◆ WORK TO COMPLETE ◆
From the records below, please print only the lines from the one containing "Emit a LaTeX" through the one containing "rounded corners=0.3cm, minimum", both included. Skip the pictures.
☆ ☆ ☆ ☆
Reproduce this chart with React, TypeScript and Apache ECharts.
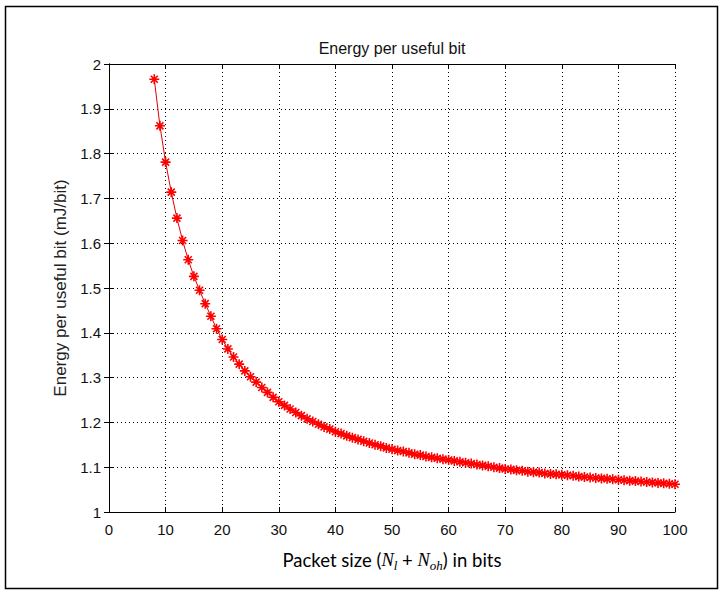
import React, { useEffect, useRef } from "react";
import * as echarts from "echarts";

const packetSizes = [
  8, 9, 10, 11, 12, 13, 14, 15, 16, 17, 18, 19, 20, 21, 22, 23, 24, 25, 26, 27,
  28, 29, 30, 31, 32, 33, 34, 35, 36, 37, 38, 39, 40, 41, 42, 43, 44, 45, 46, 47,
  48, 49, 50, 51, 52, 53, 54, 55, 56, 57, 58, 59, 60, 61, 62, 63, 64, 65, 66, 67,
  68, 69, 70, 71, 72, 73, 74, 75, 76, 77, 78, 79, 80, 81, 82, 83, 84, 85, 86, 87,
  88, 89, 90, 91, 92, 93, 94, 95, 96, 97, 98, 99, 100,
];

const energyPerBit = [
  1.966, 1.862, 1.781, 1.714, 1.656, 1.606, 1.563, 1.526, 1.495, 1.465,
  1.437, 1.409, 1.385, 1.364, 1.346, 1.33, 1.315, 1.302, 1.29, 1.278,
  1.267, 1.256, 1.246, 1.238, 1.23, 1.222, 1.215, 1.208, 1.202, 1.196,
  1.19, 1.185, 1.179, 1.175, 1.17, 1.166, 1.162, 1.158, 1.154, 1.15,
  1.147, 1.143, 1.14, 1.137, 1.135, 1.132, 1.129, 1.127, 1.124, 1.122,
  1.12, 1.118, 1.116, 1.114, 1.112, 1.11, 1.108, 1.106, 1.104, 1.102,
  1.1, 1.098, 1.096, 1.095, 1.093, 1.092, 1.09, 1.089, 1.088, 1.086,
  1.085, 1.084, 1.083, 1.082, 1.081, 1.079, 1.078, 1.077, 1.076, 1.075,
  1.074, 1.073, 1.072, 1.071, 1.07, 1.069, 1.068, 1.067, 1.066, 1.065,
  1.064, 1.063, 1.062,
];

const xRange = [0, 100];
const xStep = 10;
const yRange = [1, 2];
const yStep = 0.1;

const titleText = "Energy per useful bit";
const yAxisTitle = "Energy per useful bit (mJ/bit)";

export default function App() {
  const ref = useRef<HTMLDivElement>(null);

  useEffect(() => {
    document.body.style.margin = "0";
    if (!ref.current) return;
    const chart = echarts.init(ref.current, undefined, { renderer: "svg" });

    const tickFont = "Liberation Sans";
    const gridLine = { show: true, lineStyle: { type: [1, 3] as any, color: "#000", width: 1 } };
    const axisLine = { show: true, lineStyle: { color: "#000", width: 1 } };
    const axisTick = { show: true, inside: true, length: 5, lineStyle: { color: "#000", width: 1 } };

    const option: any = {
      animation: false,
      backgroundColor: "#fff",
      grid: { left: 109, top: 64, width: 566, height: 448, containLabel: false },
      xAxis: [
        {
          type: "value",
          position: "bottom",
          min: xRange[0],
          max: xRange[1],
          interval: xStep,
          axisLine,
          axisTick,
          axisLabel: { fontSize: 15, color: "#111", margin: 10, fontFamily: tickFont },
          splitLine: gridLine,
        },
        {
          type: "value",
          position: "top",
          min: xRange[0],
          max: xRange[1],
          interval: xStep,
          axisLine,
          axisTick,
          axisLabel: { show: false },
          splitLine: { show: false },
        },
      ],
      yAxis: [
        {
          type: "value",
          position: "left",
          min: yRange[0],
          max: yRange[1],
          interval: yStep,
          axisLine,
          axisTick,
          axisLabel: {
            fontSize: 15,
            color: "#111",
            margin: 8,
            fontFamily: tickFont,
            formatter: (v: number) => String(Math.round(v * 10) / 10),
          },
          splitLine: gridLine,
          name: yAxisTitle,
          nameLocation: "middle",
          nameGap: 37,
          nameTextStyle: { fontSize: 17, color: "#222", fontFamily: tickFont },
        },
        {
          type: "value",
          position: "right",
          min: yRange[0],
          max: yRange[1],
          interval: yStep,
          axisLine,
          axisTick,
          axisLabel: { show: false },
          splitLine: { show: false },
        },
      ],
      graphic: [
        {
          type: "rect",
          shape: { x: 5.5, y: 6.5, width: 712, height: 582 },
          style: { fill: "none", stroke: "#000", lineWidth: 1.5 },
          silent: true,
        },
        {
          type: "text",
          x: 392,
          y: 48,
          style: {
            text: titleText,
            fontSize: 16,
            fontFamily: tickFont,
            fill: "#111",
            textAlign: "center",
            textVerticalAlign: "middle",
          },
        },
        {
          type: "text",
          x: 392,
          y: 560,
          style: {
            text: "{a|Packet size (}{n|N}{s|l}{a| + }{n|N}{s|oh}{a|) in bits}",
            textAlign: "center",
            textVerticalAlign: "middle",
            rich: {
              a: { fontSize: 18.5, fontFamily: "Lato", fill: "#000", lineHeight: 24, verticalAlign: "middle" },
              n: { fontSize: 18.5, fontFamily: "Liberation Serif", fontStyle: "italic", fill: "#000", lineHeight: 24, verticalAlign: "middle" },
              s: { fontSize: 13, fontFamily: "Liberation Serif", fontStyle: "italic", fill: "#000", lineHeight: 24, verticalAlign: "bottom", padding: [6, 0, 0, 0] },
            },
          },
        },
      ],
      series: [
        {
          type: "line",
          xAxisIndex: 0,
          yAxisIndex: 0,
          data: packetSizes.map((x, i) => [x, energyPerBit[i]]),
          showAllSymbol: true,
          symbol: "path://M5,0L5,10M0,5L10,5M1.5,1.5L8.5,8.5M1.5,8.5L8.5,1.5",
          symbolSize: 10,
          itemStyle: { color: "none", borderColor: "#ff0000", borderWidth: 1.6 },
          lineStyle: { color: "#e00000", width: 1 },
        },
      ],
    };

    chart.setOption(option);
    return () => chart.dispose();
  }, []);

  return <div ref={ref} style={{ width: 723, height: 592 }} />;
}
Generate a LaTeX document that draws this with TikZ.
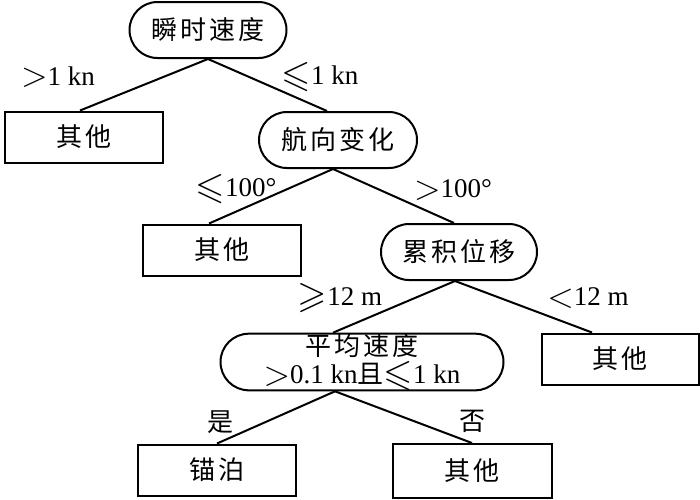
\documentclass[tikz,border=0pt]{standalone}
\usepackage{fontspec}
\usepackage{amssymb}
\usepackage{graphicx}
\DeclareFontFamily{U}{msa}{}
\DeclareFontShape{U}{msa}{m}{n}{<-> msam10}{}
\setmainfont{Liberation Serif}
\newfontfamily\cjk[LetterSpace=12]{Noto Sans CJK SC}
\newcommand\zh{\cjk\fontsize{26}{26}\selectfont}
\newcommand\bsym[1]{\raisebox{-1.5pt}{\scalebox{1.4}{$#1$}}}
\usetikzlibrary{shapes.misc}
\tikzset{
  every node/.style={font=\fontsize{27}{28}\selectfont},
  leaf/.style={draw, line width=2pt, minimum width=158pt, minimum height=51pt, inner sep=0pt},
  test/.style={draw, rounded rectangle, line width=2pt, minimum height=56pt, inner sep=0pt},
  edge/.style={line width=2pt},
}
\begin{document}
\begin{tikzpicture}[x=1pt,y=-1pt]
        \useasboundingbox (0,0) rectangle (700,499);
        % tests and leaves
        \node[test, minimum width=157pt] (sudu) at (208,30) {\zh 瞬时速度};
        \node[leaf] (qt1) at (84,137) {\zh 其他};
        \node[test, minimum width=158pt] (hangx) at (338,140) {\zh 航向变化};
        \node[leaf] (qt2) at (222,250) {\zh 其他};
        \node[test, minimum width=156pt] (weiyi) at (459,252) {\zh 累积位移};
        \node[test, minimum width=283pt, align=center] (pjsd) at (362,362) {{\zh 平均速度}\\\bsym{>}0.1 kn{\zh 且}\bsym{\leqslant}1 kn};
        \node[leaf, minimum width=157pt] (qt3) at (620,359) {\zh 其他};
        \node[leaf] (maob) at (217,470) {\zh 锚泊};
        \node[leaf, minimum width=159pt, minimum height=54pt] (qt4) at (472,471) {\zh 其他};
        % conditions
        \node[] (c1) at (58,77) {\bsym{>}1 kn};
        \node[] (c2) at (320,77) {\bsym{\leqslant}1 kn};
        \node[] (c3) at (236,189) {\bsym{\leqslant}100°};
        \node[] (c4) at (453,190) {\bsym{>}100°};
        \node[] (c5) at (340,298) {\bsym{\geqslant}12 m};
        \node[] (c6) at (588,298) {\bsym{<}12 m};
        \node[] (c7) at (220,422) {\zh 是};
        \node[] (c8) at (472,421) {\zh 否};
        \draw[edge] (sudu.south) -- ([xshift=-4pt]qt1.north);
        \draw[edge] (sudu.south) -- ([xshift=-11pt]hangx.north);
        \draw[edge] ([xshift=-5pt]hangx.south) -- ([xshift=-13pt]qt2.north);
        \draw[edge] ([xshift=-5pt]hangx.south) -- ([xshift=-5pt]weiyi.north);
        \draw[edge] ([xshift=-4pt]weiyi.south) -- ([xshift=-29pt]pjsd.north);
        \draw[edge] ([xshift=-4pt]weiyi.south) -- ([xshift=-28pt]qt3.north);
        \draw[edge] ([xshift=-27pt]pjsd.south) -- (maob.north);
        \draw[edge] ([xshift=-27pt]pjsd.south) -- (qt4.north);
      \end{tikzpicture}
\end{document}
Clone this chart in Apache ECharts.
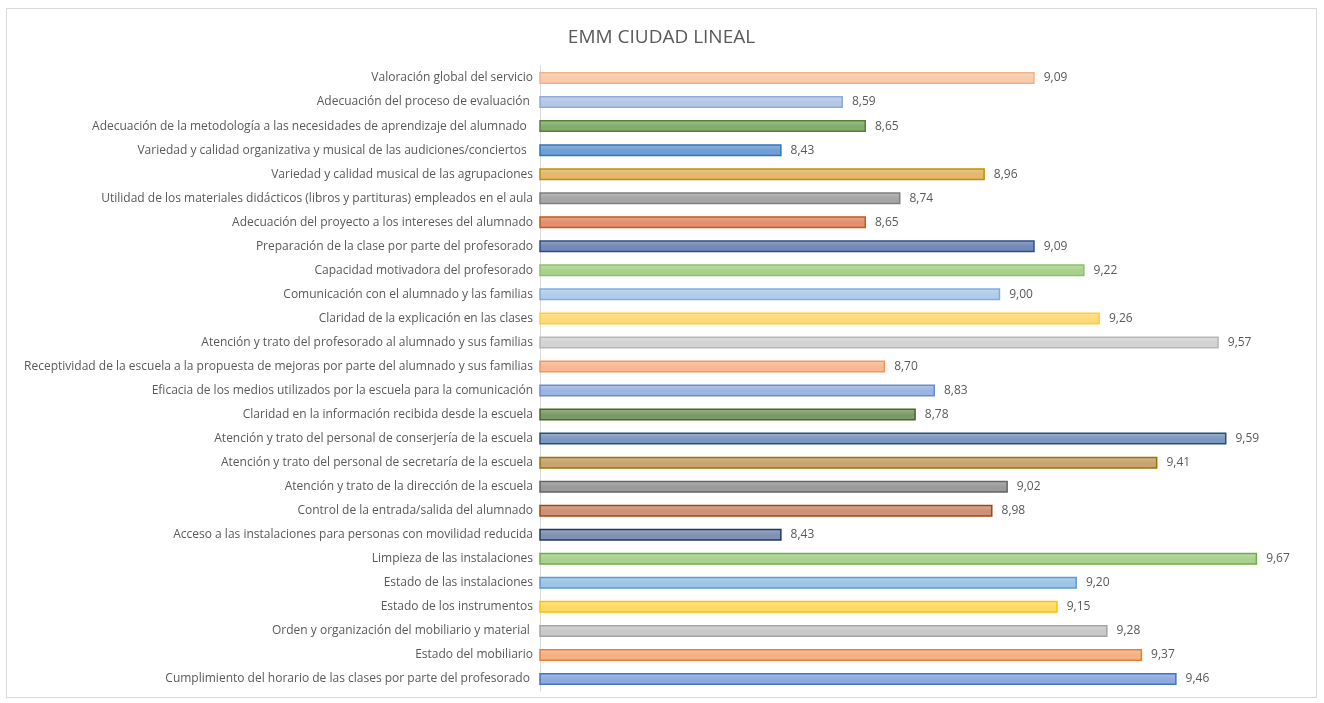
<!DOCTYPE html>
<html>
<head>
<meta charset="utf-8">
<script src="https://cdn.jsdelivr.net/npm/echarts@6/dist/echarts.min.js"></script>
<style>
  html, body { margin: 0; padding: 0; background: #fff; }
  #chart { position: absolute; left: 6px; top: 8px; width: 1311px; height: 690px; border: 1px solid #d9d9d9; box-sizing: border-box; }
</style>
</head>
<body>
<div id="chart"></div>
<script>
// categories from top to bottom
const categories = [
  'Valoración global del servicio',
  'Adecuación del proceso de evaluación ',
  'Adecuación de la metodología a las necesidades de aprendizaje del alumnado  ',
  'Variedad y calidad organizativa y musical de las audiciones/conciertos  ',
  'Variedad y calidad musical de las agrupaciones',
  'Utilidad de los materiales didácticos (libros y partituras) empleados en el aula',
  'Adecuación del proyecto a los intereses del alumnado',
  'Preparación de la clase por parte del profesorado',
  'Capacidad motivadora del profesorado',
  'Comunicación con el alumnado y las familias',
  'Claridad de la explicación en las clases',
  'Atención y trato del profesorado al alumnado y sus familias',
  'Receptividad de la escuela a la propuesta de mejoras por parte del alumnado y sus familias',
  'Eficacia de los medios utilizados por la escuela para la comunicación',
  'Claridad en la información recibida desde la escuela',
  'Atención y trato del personal de conserjería de la escuela',
  'Atención y trato del personal de secretaría de la escuela',
  'Atención y trato de la dirección de la escuela',
  'Control de la entrada/salida del alumnado',
  'Acceso a las instalaciones para personas con movilidad reducida',
  'Limpieza de las instalaciones',
  'Estado de las instalaciones',
  'Estado de los instrumentos',
  'Orden y organización del mobiliario y material ',
  'Estado del mobiliario',
  'Cumplimiento del horario de las clases por parte del profesorado '
]
const values = [
  9.09, 8.59, 8.65, 8.43, 8.96, 8.74, 8.65, 9.09, 9.22, 9.00, 9.26, 9.57, 8.70,
  8.83, 8.78, 9.59, 9.41, 9.02, 8.98, 8.43, 9.67, 9.20, 9.15, 9.28, 9.37, 9.46
]
// fill / border per bar, same order
const fills = [
  '#F8CBAD', '#B4C7E7', '#84AC6C', '#6F9FD6', '#E3B76C', '#A6A6A6', '#E38F70',
  '#7389B9', '#A9D18E', '#B0CDEC', '#FFDA7A', '#D3D3D3', '#F8B894', '#9DB4E0',
  '#7C9A66', '#7D98BE', '#C8A56E', '#9A9A9A', '#CF8F78', '#8091B2', '#A9D18E',
  '#9DC3E6', '#FFD966', '#C9C9C9', '#F4B183', '#8FAADC'
]
const borders = [
  '#F4B183', '#8FAADC', '#548235', '#2E75B6', '#BF8F00', '#7F7F7F', '#C55A11',
  '#2F4C8A', '#8CC168', '#7CAFDD', '#FFCD33', '#B7B7B7', '#F1975A', '#698ED0',
  '#43682B', '#264E78', '#997300', '#636363', '#9E480E', '#1F3864', '#70AD47',
  '#5B9BD5', '#FFC000', '#A5A5A5', '#ED7D31', '#4472C4'
]

function lighten (hex, k) {
  const n = parseInt(hex.slice(1), 16)
  const r = (n >> 16) & 255
  const g = (n >> 8) & 255
  const b = n & 255
  const f = c => Math.round(c + (255 - c) * k)
  return 'rgb(' + f(r) + ',' + f(g) + ',' + f(b) + ')'
}

const chart = echarts.init(document.getElementById('chart'))
const txt = '#595959'
const font = 'Open Sans, sans-serif'

chart.setOption({
  animation: false,
  title: {
    text: 'EMM CIUDAD LINEAL',
    left: 'center',
    top: 14,
    textStyle: { color: txt, fontSize: 19, fontWeight: 'normal', fontFamily: font }
  },
  grid: { left: 533, right: 9, top: 57, bottom: 6 },
  xAxis: {
    type: 'value',
    min: 7.8,
    max: 9.8,
    show: false
  },
  yAxis: {
    type: 'category',
    inverse: true,
    data: categories,
    axisLine: { show: true, lineStyle: { color: '#D9D9D9' } },
    axisTick: { show: false },
    axisLabel: { color: txt, fontSize: 12, fontFamily: font, margin: 7 }
  },
  series: [{
    type: 'bar',
    barWidth: 12,
    data: values.map((v, i) => ({
      value: v,
      itemStyle: {
        color: {
          type: 'linear', x: 0, y: 0, x2: 0, y2: 1,
          colorStops: [
            { offset: 0, color: lighten(fills[i], 0.25) },
            { offset: 0.5, color: fills[i] },
            { offset: 1, color: fills[i] }
          ]
        },
        borderColor: borders[i],
        borderWidth: 1.5
      }
    })),
    label: {
      show: true,
      position: 'right',
      distance: 9,
      color: txt,
      fontSize: 12,
      fontFamily: font,
      formatter: p => p.value.toFixed(2).replace('.', ',')
    }
  }]
})
</script>
</body>
</html>
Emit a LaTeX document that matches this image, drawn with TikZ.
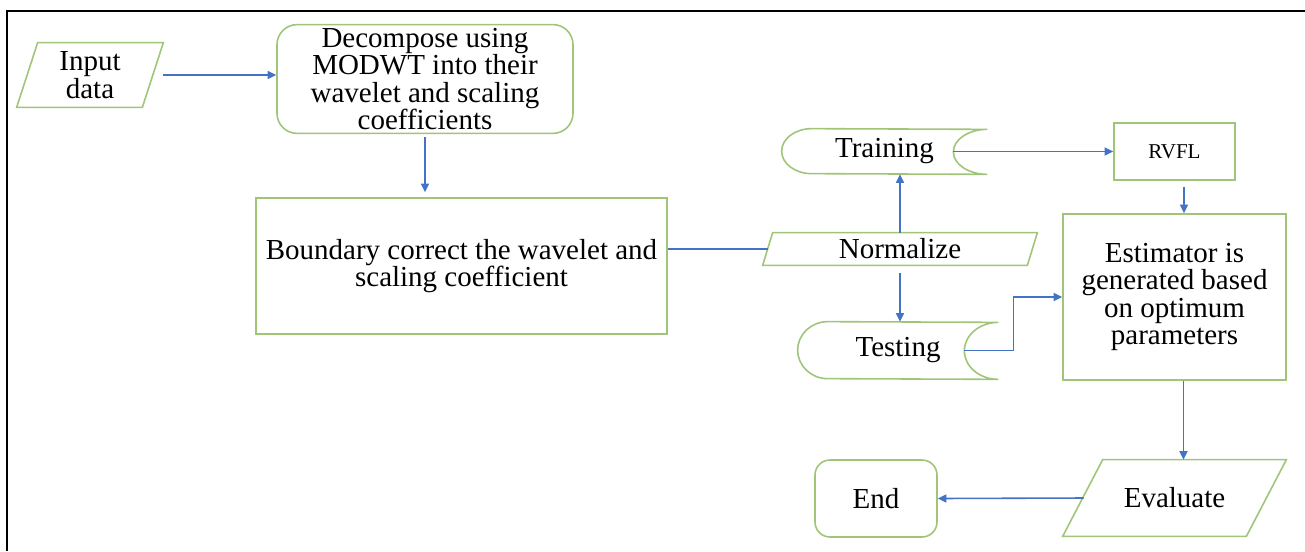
\documentclass[tikz,border=0pt]{standalone}
\usepackage{fontspec}
\setmainfont{Liberation Serif}
\usetikzlibrary{arrows.meta}

\definecolor{boxgreen}{RGB}{160,196,120}
\definecolor{flowblue}{RGB}{68,114,196}

\begin{document}
\begin{tikzpicture}
        \tikzstyle{every node}=[font=\fontsize{16.5}{15.6}\selectfont, align=center]
        \tikzstyle{box}=[draw=boxgreen, line width=0.9pt, inner sep=2pt]
        \tikzstyle{rbox}=[box, rounded corners=0.4cm]
        \tikzstyle{hollow}=[inner sep=2pt]
        \tikzstyle{flow}=[draw=flowblue, line width=0.9pt, -{Triangle[length=0.17cm,width=0.16cm]}]
        \tikzstyle{link}=[draw=flowblue, line width=0.9pt]

        \useasboundingbox (0,0) rectangle (26.1,-11.02);
        \draw[line width=1.7pt] (0.14,-11.02) -- (0.14,-0.22) -- (26.1,-0.22);

        \node[hollow, minimum width=2.92cm, minimum height=1.28cm] (input) at (1.80,-1.50) {Input\\data};
        \node[rbox, minimum width=5.92cm, minimum height=2.12cm] (decomp) at (8.50,-1.58) {Decompose using\\MODWT into their\\wavelet and scaling\\coefficients};
        \node[box, minimum width=8.22cm, minimum height=2.72cm] (bound) at (9.23,-5.32) {Boundary correct the wavelet and\\scaling coefficient};
        \node[hollow, minimum width=5.48cm, minimum height=0.64cm] (norm) at (18.00,-4.98) {Normalize};
        \node[hollow, minimum width=4.10cm, minimum height=0.90cm] (train) at (17.69,-3.03) {Training};
        \node[hollow, minimum width=4.00cm, minimum height=1.14cm] (test) at (17.96,-7.01) {Testing};
        \node[box, minimum width=2.42cm, minimum height=1.14cm, font=\fontsize{12}{14}\selectfont] (rvfl) at (23.49,-3.03) {RVFL};
        \node[box, minimum width=4.46cm, minimum height=3.32cm] (est) at (23.49,-5.94) {Estimator is\\generated based\\on optimum\\parameters};
        \node[hollow, minimum width=4.46cm, minimum height=1.52cm] (eval) at (23.49,-9.96) {Evaluate};
        \node[box, rounded corners=0.3cm, minimum width=2.44cm, minimum height=1.54cm] (endn) at (17.52,-9.97) {End};

        %slanted data outlines
        \foreach \n/\s in {input/0.42cm, norm/0.2cm, eval/0.8cm} {
            \draw[box] ([xshift=\s]\n.north west) -- (\n.north east) -- ([xshift=-\s]\n.south east) -- (\n.south west) -- cycle;
        };

        %stored data outlines
        \foreach \n/\ry in {train/0.45cm, test/0.57cm} {
            \draw[box] ([xshift=0.6cm]\n.north west) arc[start angle=90, end angle=270, x radius=0.6cm, y radius=\ry]
                -- (\n.south east) arc[start angle=-90, end angle=-270, x radius=0.68cm, y radius=\ry] -- cycle;
            \coordinate (\n-out) at ([xshift=-0.68cm]\n.east);
        };

        \draw[flow] (input.east) -- (input.east -| decomp.west);
        \draw[flow, shorten <=0.06cm, shorten >=0.1cm] (decomp.south) -- (decomp.south |- bound.north);
        \draw[link] (bound.east |- norm.west) -- ([xshift=0.1cm]norm.west);
        \draw[flow] (norm.north) -- (norm.north |- train.south);
        \draw[flow, shorten <=0.16cm] (norm.south) -- (norm.south |- test.north);
        \draw[flow] (train-out) -- (rvfl.west);
        \draw[flow] (test-out) -- ++(0.98,0) |- (est.west);
        \draw[flow, shorten <=0.12cm] ([xshift=0.19cm]rvfl.south) -- ([xshift=0.19cm]est.north);
        \draw[flow] ([xshift=0.18cm]est.south) -- ([xshift=0.18cm]est.south |- eval.north);
        \draw[flow] ([xshift=0.42cm]eval.west) -- (endn.east);
\end{tikzpicture}
\end{document}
☆ ☆ ☆ ☆
◆ SOLUTION TO THIS PROBLEM ◆
Emit a LaTeX document that matches this image, drawn with TikZ.
\documentclass[tikz,border=0pt]{standalone}
\usepackage{fontspec}
\setmainfont{Liberation Serif}
\usetikzlibrary{arrows.meta}

\definecolor{boxgreen}{RGB}{160,196,120}
\definecolor{flowblue}{RGB}{68,114,196}

\begin{document}
\begin{tikzpicture}
        \tikzstyle{every node}=[font=\fontsize{16.5}{15.6}\selectfont, align=center]
        \tikzstyle{box}=[draw=boxgreen, line width=0.9pt, inner sep=2pt]
        \tikzstyle{rbox}=[box, rounded corners=0.4cm]
        \tikzstyle{hollow}=[inner sep=2pt]
        \tikzstyle{flow}=[draw=flowblue, line width=0.9pt, -{Triangle[length=0.17cm,width=0.16cm]}]
        \tikzstyle{link}=[draw=flowblue, line width=0.9pt]

        \useasboundingbox (0,0) rectangle (26.1,-11.02);
        \draw[line width=1.7pt] (0.14,-11.02) -- (0.14,-0.22) -- (26.1,-0.22);

        \node[hollow, minimum width=2.92cm, minimum height=1.28cm] (input) at (1.80,-1.50) {Input\\data};
        \node[rbox, minimum width=5.92cm, minimum height=2.12cm] (decomp) at (8.50,-1.58) {Decompose using\\MODWT into their\\wavelet and scaling\\coefficients};
        \node[box, minimum width=8.22cm, minimum height=2.72cm] (bound) at (9.23,-5.32) {Boundary correct the wavelet and\\scaling coefficient};
        \node[hollow, minimum width=5.48cm, minimum height=0.64cm] (norm) at (18.00,-4.98) {Normalize};
        \node[hollow, minimum width=4.10cm, minimum height=0.90cm] (train) at (17.69,-3.03) {Training};
        \node[hollow, minimum width=4.00cm, minimum height=1.14cm] (test) at (17.96,-7.01) {Testing};
        \node[box, minimum width=2.42cm, minimum height=1.14cm, font=\fontsize{12}{14}\selectfont] (rvfl) at (23.49,-3.03) {RVFL};
        \node[box, minimum width=4.46cm, minimum height=3.32cm] (est) at (23.49,-5.94) {Estimator is\\generated based\\on optimum\\parameters};
        \node[hollow, minimum width=4.46cm, minimum height=1.52cm] (eval) at (23.49,-9.96) {Evaluate};
        \node[box, rounded corners=0.3cm, minimum width=2.44cm, minimum height=1.54cm] (endn) at (17.52,-9.97) {End};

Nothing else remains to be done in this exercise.